As we push to the frontiers of science and technology, we find Itô's calculus waiting for us, providing the language for the incredibly small and the incredibly practical.

In the strange world of quantum mechanics, the act of observation changes the system. Imagine we are continuously monitoring a single two-level atom (a qubit) to see if it emits a photon. The signal we receive at our detector is noisy, but it carries information. As we gain information, our knowledge of the qubit's state changes. This change, however, is not smooth; the information arrives in random bursts, and the state of the qubit evolves stochastically in response. This process of measurement and back-action is perfectly described by a ​​stochastic master equation​​. The state of the qubit, represented by its density matrix $\rho_c$, follows an Itô-type stochastic differential equation. The deterministic part of the equation describes the qubit's evolution in the absence of measurement, while the stochastic part, the term multiplied by $dW_t$, describes the random "kick" the state receives from our measurement. The noise in this equation, often called the innovation, represents the new information our detector has just supplied. It is a breathtaking synthesis: Itô's calculus unifies the deterministic evolution of the Schrödinger equation and the probabilistic collapse of the wave function into a single, continuous dynamic description.

Finally, we turn from the philosophical depths of quantum theory to the practical reality of a computer chip. How do we actually simulate these stochastic processes? We cannot simply use the standard numerical solvers for ordinary differential equations (ODEs). The reason lies at the heart of Itô's calculus: the rule $(dW_t)^2 = dt$. Unlike in the deterministic world where $(dt)^2$ is negligible, the "squared noise" term is of the same order as the time step itself. A simple Euler scheme that ignores this will converge to the wrong answer. To create accurate simulations, we need higher-order methods that account for the peculiar geometry of Brownian motion. The ​​Milstein method​​ is a prime example. It improves upon the simple Euler-Maruyama scheme by adding a correction term that involves $((\Delta W_n)^2 - \Delta t)$. This term arises directly from a more careful Taylor expansion of the Itô SDE. And, once again, the choice of calculus matters: the corresponding Milstein scheme for a Stratonovich SDE has a different correction term, lacking the $-\Delta t$ part. The abstract distinction between the two calculi translates directly into different lines of code and different numerical results.

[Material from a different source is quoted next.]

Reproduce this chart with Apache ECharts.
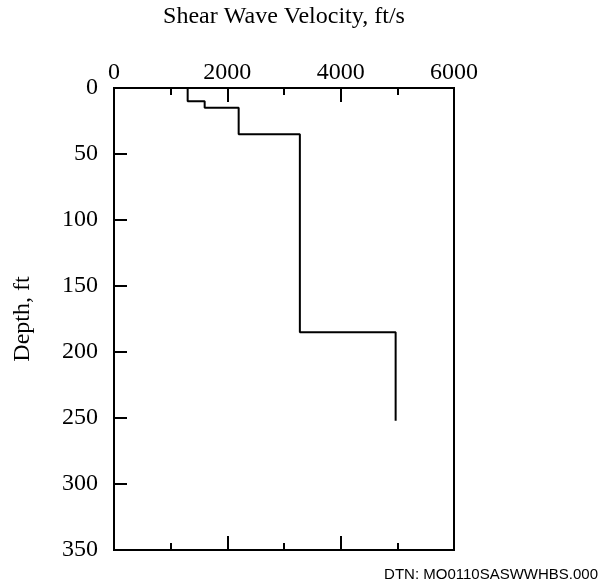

From finance to physics, from chemistry to quantum mechanics to computer science, we have seen the same mathematical ideas appear again and again. Itô's calculus gives us a lens to see the hidden random processes that drive our world, and the power to reason about them with precision. It is a beautiful testament to the unity of scientific thought, showing how a single, elegant theory can illuminate the deepest and most practical questions we can ask about the nature of reality.